Em Portugal não há impostos sobre o combustível dos aviões – “situação comum ao resto da UE, em que as companhias aéreas nunca pagaram um único cêntimo deste imposto” –, o IVA sobre os bilhetes é inexistente ou baixo – “é aplicada uma taxa de IVA de 6% nos voos domésticos continentais” –, é aplicada uma quase inexpressiva taxa de carbono fixa de dois euros por bilhete – “que diminui nuns meros 3% o buraco fiscal da aviação em Portugal”. Para agravar, “as licenças de emissão de CO2 a que as companhias estão sujeitas só se aplicam nas viagens intraeuropeias, e muitas são oferecidas”, o que também é comum ao resto da UE. O que não é comum ao resto da UE, segundo a ZERO, é que, no conjunto, em Portugal estas receitas representam apenas cerca de 10% do que deveriam representar, o que compara com os 16% na UE.

Aplicar taxa de passageiros, penalizando quem viaja muito

No entender da ZERO e das suas congéneres europeias, é preciso a nível europeu “acabar muito rapidamente com as isenções fiscais injustificadas ao combustível de aviação”, bem como “garantir que o Comércio Europeu de Licenças de Emissão cobre todas as emissões de carbono de todos os voos”, incluindo os de “longo curso” em também, “aplicar IVA em todos os bilhetes de avião a uma taxa suficientemente elevada (o estudo recomenda uma taxa de 20%)”.

No caso de Portugal, a Associação defende que deveria ser aplicada uma taxa de cerca de, em média, 20 euros para uma viagem doméstica, 48 euros para uma viagem intraeuropeia e 281 euros para uma viagem intercontinental de longo curso.
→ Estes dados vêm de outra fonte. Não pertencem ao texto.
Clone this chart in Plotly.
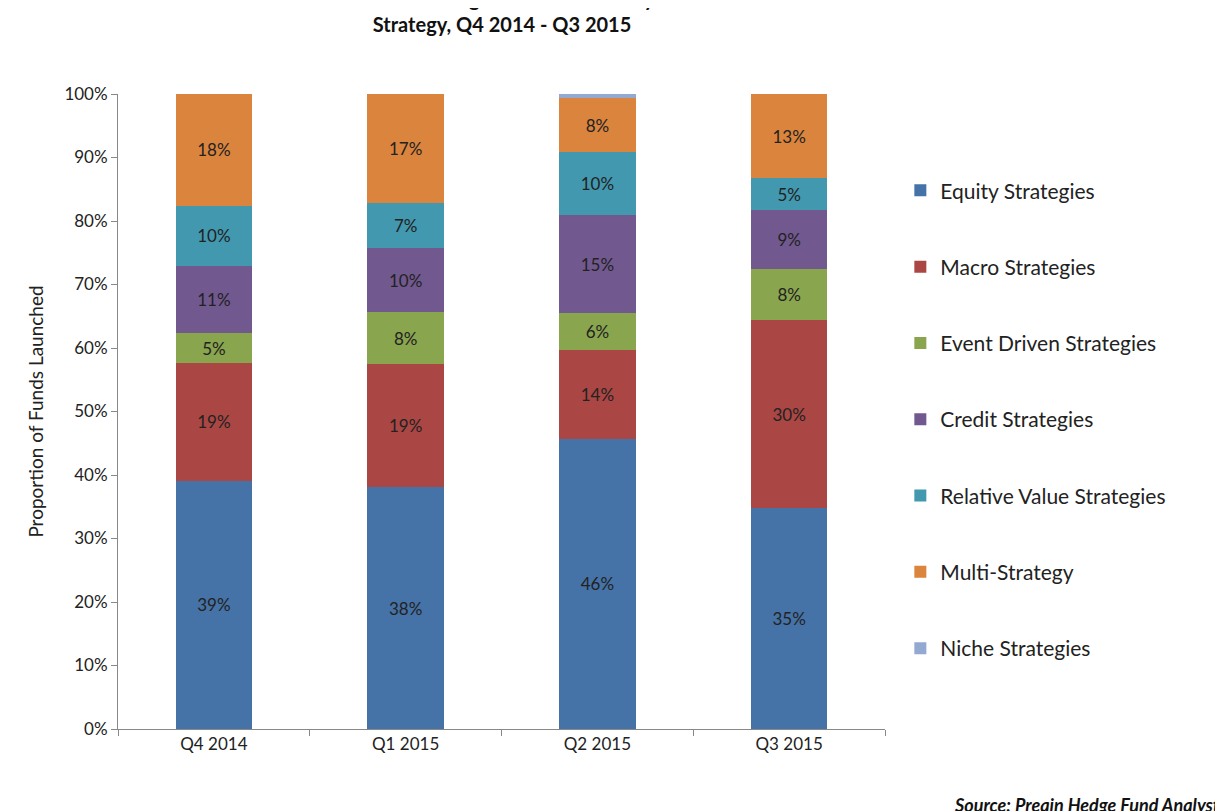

Mas, “esta taxa pode ser aplicada diferenciadamente”, isto é incrementalmente em função do número de viagens que o passageiro faz regularmente: “Por exemplo, a chamada taxa de passageiro frequente, penalizando sobretudo quem viaja muito”. Este tipo de taxa ajudaria a “reduzir o impacto ambiental das viagens aéreas, desencorajando voos excessivos e reduzindo as emissões”, remata.